Il n’en reste pas moins officier, et à ce titre, logé dans de meilleures conditions que ces hommes, que ce soit en première ligne, en réserve ou au repos. Il partage le quotidien avec les officiers de la compagnie ou du régiment, et notamment avec Maurice Genevoix, comme lui à la 7e, qui devient plus qu’un camarade, l’ami qui permet de tenir sans trop se poser de questions : « si j’étais resté seul à la compagnie, j’aurais certainement piqué de la neurasthénie », (Lettre du 18 décembre 1914, p. 116). Son témoignage apporte un éclairage intéressant sur les questions posées par le rapport âge/statut militaire dans leur comportement et leurs attitudes face aux autres.

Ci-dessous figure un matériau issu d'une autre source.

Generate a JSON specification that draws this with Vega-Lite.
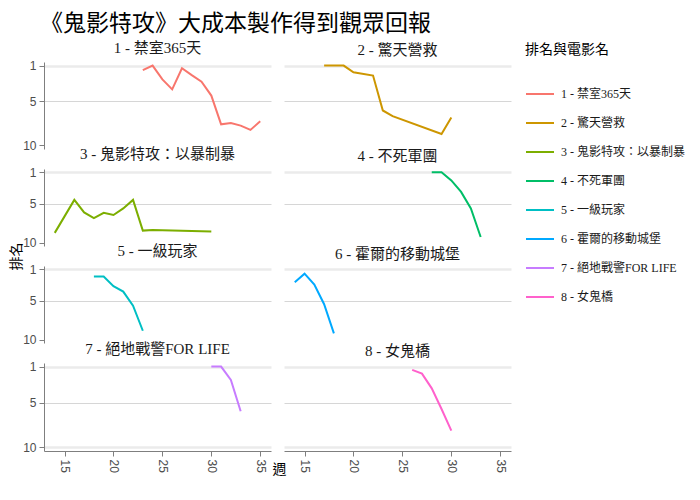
{
  "$schema": "https://vega.github.io/schema/vega-lite/v6.json",
  "padding": {"left": 9, "top": 12, "right": 5, "bottom": 5},
  "bounds": "flush",
  "columns": 2,
  "spacing": {"row": 20, "column": 13},
  "title": {"text": "《鬼影特攻》大成本製作得到觀眾回報", "anchor": "start", "font": "Noto Sans CJK TC", "fontSize": 23, "fontWeight": "normal", "color": "#000000", "offset": 5, "dx": 31},
  "data": {"values": [
    {"週": 23, "排名": 1.52, "電影": "1 - 禁室365天"},
    {"週": 24, "排名": 1.0, "電影": "1 - 禁室365天"},
    {"週": 25, "排名": 2.56, "電影": "1 - 禁室365天"},
    {"週": 26, "排名": 3.68, "電影": "1 - 禁室365天"},
    {"週": 27, "排名": 1.3, "電影": "1 - 禁室365天"},
    {"週": 28, "排名": 2.08, "電影": "1 - 禁室365天"},
    {"週": 29, "排名": 2.82, "電影": "1 - 禁室365天"},
    {"週": 30, "排名": 4.38, "電影": "1 - 禁室365天"},
    {"週": 31, "排名": 7.62, "電影": "1 - 禁室365天"},
    {"週": 32, "排名": 7.47, "電影": "1 - 禁室365天"},
    {"週": 33, "排名": 7.77, "電影": "1 - 禁室365天"},
    {"週": 34, "排名": 8.25, "電影": "1 - 禁室365天"},
    {"週": 35, "排名": 7.28, "電影": "1 - 禁室365天"},
    {"週": 17, "排名": 1.0, "電影": "2 - 驚天營救"},
    {"週": 19, "排名": 1.0, "電影": "2 - 驚天營救"},
    {"週": 20, "排名": 1.75, "電影": "2 - 驚天營救"},
    {"週": 22, "排名": 2.13, "電影": "2 - 驚天營救"},
    {"週": 23, "排名": 6.06, "電影": "2 - 驚天營救"},
    {"週": 24, "排名": 6.7, "電影": "2 - 驚天營救"},
    {"週": 29, "排名": 8.7, "電影": "2 - 驚天營救"},
    {"週": 30, "排名": 6.85, "電影": "2 - 驚天營救"},
    {"週": 14, "排名": 8.73, "電影": "3 - 鬼影特攻：以暴制暴"},
    {"週": 16, "排名": 4.53, "電影": "3 - 鬼影特攻：以暴制暴"},
    {"週": 17, "排名": 6.13, "電影": "3 - 鬼影特攻：以暴制暴"},
    {"週": 18, "排名": 6.84, "電影": "3 - 鬼影特攻：以暴制暴"},
    {"週": 19, "排名": 6.17, "電影": "3 - 鬼影特攻：以暴制暴"},
    {"週": 20, "排名": 6.46, "電影": "3 - 鬼影特攻：以暴制暴"},
    {"週": 21, "排名": 5.62, "電影": "3 - 鬼影特攻：以暴制暴"},
    {"週": 22, "排名": 4.53, "電影": "3 - 鬼影特攻：以暴制暴"},
    {"週": 23, "排名": 8.44, "電影": "3 - 鬼影特攻：以暴制暴"},
    {"週": 24, "排名": 8.35, "電影": "3 - 鬼影特攻：以暴制暴"},
    {"週": 30, "排名": 8.56, "電影": "3 - 鬼影特攻：以暴制暴"},
    {"週": 28, "排名": 1.0, "電影": "4 - 不死軍團"},
    {"週": 29, "排名": 1.0, "電影": "4 - 不死軍團"},
    {"週": 30, "排名": 2.05, "電影": "4 - 不死軍團"},
    {"週": 31, "排名": 3.52, "電影": "4 - 不死軍團"},
    {"週": 32, "排名": 5.63, "電影": "4 - 不死軍團"},
    {"週": 33, "排名": 9.25, "電影": "4 - 不死軍團"},
    {"週": 18, "排名": 1.95, "電影": "5 - 一級玩家"},
    {"週": 19, "排名": 1.95, "電影": "5 - 一級玩家"},
    {"週": 20, "排名": 3.16, "電影": "5 - 一級玩家"},
    {"週": 21, "排名": 3.86, "電影": "5 - 一級玩家"},
    {"週": 22, "排名": 5.65, "電影": "5 - 一級玩家"},
    {"週": 23, "排名": 8.84, "電影": "5 - 一級玩家"},
    {"週": 14, "排名": 2.67, "電影": "6 - 霍爾的移動城堡"},
    {"週": 15, "排名": 1.58, "電影": "6 - 霍爾的移動城堡"},
    {"週": 16, "排名": 2.96, "電影": "6 - 霍爾的移動城堡"},
    {"週": 17, "排名": 5.46, "電影": "6 - 霍爾的移動城堡"},
    {"週": 18, "排名": 9.17, "電影": "6 - 霍爾的移動城堡"},
    {"週": 30, "排名": 1.0, "電影": "7 - 絕地戰警FOR LIFE"},
    {"週": 31, "排名": 1.0, "電影": "7 - 絕地戰警FOR LIFE"},
    {"週": 32, "排名": 2.49, "電影": "7 - 絕地戰警FOR LIFE"},
    {"週": 33, "排名": 5.98, "電影": "7 - 絕地戰警FOR LIFE"},
    {"週": 26, "排名": 1.37, "電影": "8 - 女鬼橋"},
    {"週": 27, "排名": 1.78, "電影": "8 - 女鬼橋"},
    {"週": 28, "排名": 3.42, "電影": "8 - 女鬼橋"},
    {"週": 29, "排名": 5.72, "電影": "8 - 女鬼橋"},
    {"週": 30, "排名": 8.14, "電影": "8 - 女鬼橋"}
  ]},
  "concat": [
    {"title": "1 - 禁室365天", "width": 227, "height": 87,
     "transform": [{"filter": {"field": "電影", "equal": "1 - 禁室365天"}}],
     "mark": {"type": "line", "strokeWidth": 2},
     "encoding": {
       "x": {"field": "週", "type": "quantitative", "scale": {"domain": [12.9, 36.1], "nice": false, "zero": false}, "axis": null},
       "y": {"field": "排名", "type": "quantitative", "scale": {"domain": [0.6, 10.4], "reverse": true, "nice": false, "zero": false}, "axis": {"values": [1, 5, 10], "title": null, "gridOpacity": {"condition": {"test": "datum.value == 10", "value": 0}, "value": 1}}},
       "color": {"field": "電影", "type": "nominal", "title": "排名與電影名", "scale": {"domain": ["1 - 禁室365天", "2 - 驚天營救", "3 - 鬼影特攻：以暴制暴", "4 - 不死軍團", "5 - 一級玩家", "6 - 霍爾的移動城堡", "7 - 絕地戰警FOR LIFE", "8 - 女鬼橋"], "range": ["#F8766D", "#CD9600", "#7CAE00", "#00BE67", "#00BFC4", "#00A9FF", "#C77CFF", "#FF61CC"]}}
     }},
    {"title": "2 - 驚天營救", "width": 227, "height": 87,
     "transform": [{"filter": {"field": "電影", "equal": "2 - 驚天營救"}}],
     "mark": {"type": "line", "strokeWidth": 2},
     "encoding": {
       "x": {"field": "週", "type": "quantitative", "scale": {"domain": [12.9, 36.1], "nice": false, "zero": false}, "axis": null},
       "y": {"field": "排名", "type": "quantitative", "scale": {"domain": [0.6, 10.4], "reverse": true, "nice": false, "zero": false}, "axis": {"values": [1, 5, 10], "title": null, "labels": false, "ticks": false, "domain": false, "gridOpacity": {"condition": {"test": "datum.value == 10", "value": 0}, "value": 1}}},
       "color": {"field": "電影", "type": "nominal", "title": "排名與電影名"}
     }},
    {"title": "3 - 鬼影特攻：以暴制暴", "width": 227, "height": 77,
     "transform": [{"filter": {"field": "電影", "equal": "3 - 鬼影特攻：以暴制暴"}}],
     "mark": {"type": "line", "strokeWidth": 2},
     "encoding": {
       "x": {"field": "週", "type": "quantitative", "scale": {"domain": [12.9, 36.1], "nice": false, "zero": false}, "axis": null},
       "y": {"field": "排名", "type": "quantitative", "scale": {"domain": [0.6, 10.4], "reverse": true, "nice": false, "zero": false}, "axis": {"values": [1, 5, 10], "title": "排名", "titleY": 87, "titleX": -28, "titleAlign": "center", "titleBaseline": "middle", "titleAngle": -90, "gridOpacity": {"condition": {"test": "datum.value == 10", "value": 0}, "value": 1}}},
       "color": {"field": "電影", "type": "nominal", "title": "排名與電影名"}
     }},
    {"title": "4 - 不死軍團", "width": 227, "height": 77,
     "transform": [{"filter": {"field": "電影", "equal": "4 - 不死軍團"}}],
     "mark": {"type": "line", "strokeWidth": 2},
     "encoding": {
       "x": {"field": "週", "type": "quantitative", "scale": {"domain": [12.9, 36.1], "nice": false, "zero": false}, "axis": null},
       "y": {"field": "排名", "type": "quantitative", "scale": {"domain": [0.6, 10.4], "reverse": true, "nice": false, "zero": false}, "axis": {"values": [1, 5, 10], "title": null, "labels": false, "ticks": false, "domain": false, "gridOpacity": {"condition": {"test": "datum.value == 10", "value": 0}, "value": 1}}},
       "color": {"field": "電影", "type": "nominal", "title": "排名與電影名"}
     }},
    {"title": "5 - 一級玩家", "width": 227, "height": 77,
     "transform": [{"filter": {"field": "電影", "equal": "5 - 一級玩家"}}],
     "mark": {"type": "line", "strokeWidth": 2},
     "encoding": {
       "x": {"field": "週", "type": "quantitative", "scale": {"domain": [12.9, 36.1], "nice": false, "zero": false}, "axis": null},
       "y": {"field": "排名", "type": "quantitative", "scale": {"domain": [0.6, 10.4], "reverse": true, "nice": false, "zero": false}, "axis": {"values": [1, 5, 10], "title": null, "gridOpacity": {"condition": {"test": "datum.value == 10", "value": 0}, "value": 1}}},
       "color": {"field": "電影", "type": "nominal", "title": "排名與電影名"}
     }},
    {"title": "6 - 霍爾的移動城堡", "width": 227, "height": 77,
     "transform": [{"filter": {"field": "電影", "equal": "6 - 霍爾的移動城堡"}}],
     "mark": {"type": "line", "strokeWidth": 2},
     "encoding": {
       "x": {"field": "週", "type": "quantitative", "scale": {"domain": [12.9, 36.1], "nice": false, "zero": false}, "axis": null},
       "y": {"field": "排名", "type": "quantitative", "scale": {"domain": [0.6, 10.4], "reverse": true, "nice": false, "zero": false}, "axis": {"values": [1, 5, 10], "title": null, "labels": false, "ticks": false, "domain": false, "gridOpacity": {"condition": {"test": "datum.value == 10", "value": 0}, "value": 1}}},
       "color": {"field": "電影", "type": "nominal", "title": "排名與電影名"}
     }},
    {"title": "7 - 絕地戰警FOR LIFE", "width": 227, "height": 88,
     "transform": [{"filter": {"field": "電影", "equal": "7 - 絕地戰警FOR LIFE"}}],
     "mark": {"type": "line", "strokeWidth": 2},
     "encoding": {
       "x": {"field": "週", "type": "quantitative", "scale": {"domain": [12.9, 36.1], "nice": false, "zero": false}, "axis": {"values": [15, 20, 25, 30, 35], "labelAngle": 90, "grid": false, "title": "週", "titleX": 235, "titleY": 18, "titleAlign": "center", "titleBaseline": "middle", "titleAngle": 0}},
       "y": {"field": "排名", "type": "quantitative", "scale": {"domain": [0.6, 10.4], "reverse": true, "nice": false, "zero": false}, "axis": {"values": [1, 5, 10], "title": null}},
       "color": {"field": "電影", "type": "nominal", "title": "排名與電影名"}
     }},
    {"title": "8 - 女鬼橋", "width": 227, "height": 88,
     "transform": [{"filter": {"field": "電影", "equal": "8 - 女鬼橋"}}],
     "mark": {"type": "line", "strokeWidth": 2},
     "encoding": {
       "x": {"field": "週", "type": "quantitative", "scale": {"domain": [12.9, 36.1], "nice": false, "zero": false}, "axis": {"values": [15, 20, 25, 30, 35], "labelAngle": 90, "grid": false, "title": null}},
       "y": {"field": "排名", "type": "quantitative", "scale": {"domain": [0.6, 10.4], "reverse": true, "nice": false, "zero": false}, "axis": {"values": [1, 5, 10], "title": null, "labels": false, "ticks": false, "domain": false}},
       "color": {"field": "電影", "type": "nominal", "title": "排名與電影名"}
     }}
  ],
  "config": {
    "view": {"stroke": null},
    "title": {"font": "Liberation Serif, Noto Sans CJK TC", "fontSize": 15, "fontWeight": "normal", "color": "#1a1a1a", "offset": 4},
    "axis": {
      "labelFont": "Liberation Sans, Noto Sans CJK TC", "labelFontSize": 12, "labelColor": "#4d4d4d",
      "titleFont": "Noto Sans CJK TC", "titleFontSize": 14, "titleFontWeight": "normal", "titleColor": "#000000",
      "domainColor": "#7f7f7f", "tickColor": "#7f7f7f", "tickSize": 5, "labelPadding": 3,
      "gridColor": {"condition": {"test": "datum.value == 1 || datum.value == 10", "value": "#ebebeb"}, "value": "#d6d6d6"},
      "gridWidth": {"condition": {"test": "datum.value == 1 || datum.value == 10", "value": 2.5}, "value": 1}
    },
    "legend": {
      "orient": "none", "legendX": 481, "legendY": -19,
      "titleFont": "Noto Sans CJK TC", "titleFontSize": 14, "titleFontWeight": "normal", "titleColor": "#000000", "titlePadding": 22,
      "labelFont": "Liberation Serif, Noto Sans CJK TC", "labelFontSize": 12, "labelColor": "#1a1a1a", "labelOffset": 6,
      "symbolType": "stroke", "symbolSize": 784, "symbolStrokeWidth": 2, "rowPadding": 8
    }
  }
}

Jeunes officiers, vieux réservistes, jeunes recrues… l’ensemble des soldats doit aussi composer avec ces différences.
Il ne cache pas les sentiments ressentis face aux combats : il dit avoir eu peur, notamment lors de la première épreuve du feu, mentionne la transformation/atténuation de cette peur avec la multiplication des combats auxquels il a pu prendre part. Du quotidien le plus banal, aux réflexions justes et fines sur la figure de l’ennemi, à qui il faut faire la guerre, mais qui n’est jamais une source de haine, Robert Porchon trace bien du début de la guerre un tableau « au ras du sol ». Un passage intéressant, extrait d’une lettre du 10 octobre à sa mère, évoque, avec un intérêt rétrospectif évident, l’installation des hommes dans les tranchées : « Des deux côtés, Français et Allemands, on se retranche à qui mieux- mieux. Tranchées, réseaux, abattis, etc. – si bien que les positions deviennent imprenables, si bien que l’action se borne à des canonnades qui vous force à rester terrés au fond des tranchées (…) » (p. 99). Le Saint-Cyrien Porchon n’a sans doute pas imaginé de devoir combattre et mourir dans de telles conditions subies par des millions d’hommes pendant plusieurs années.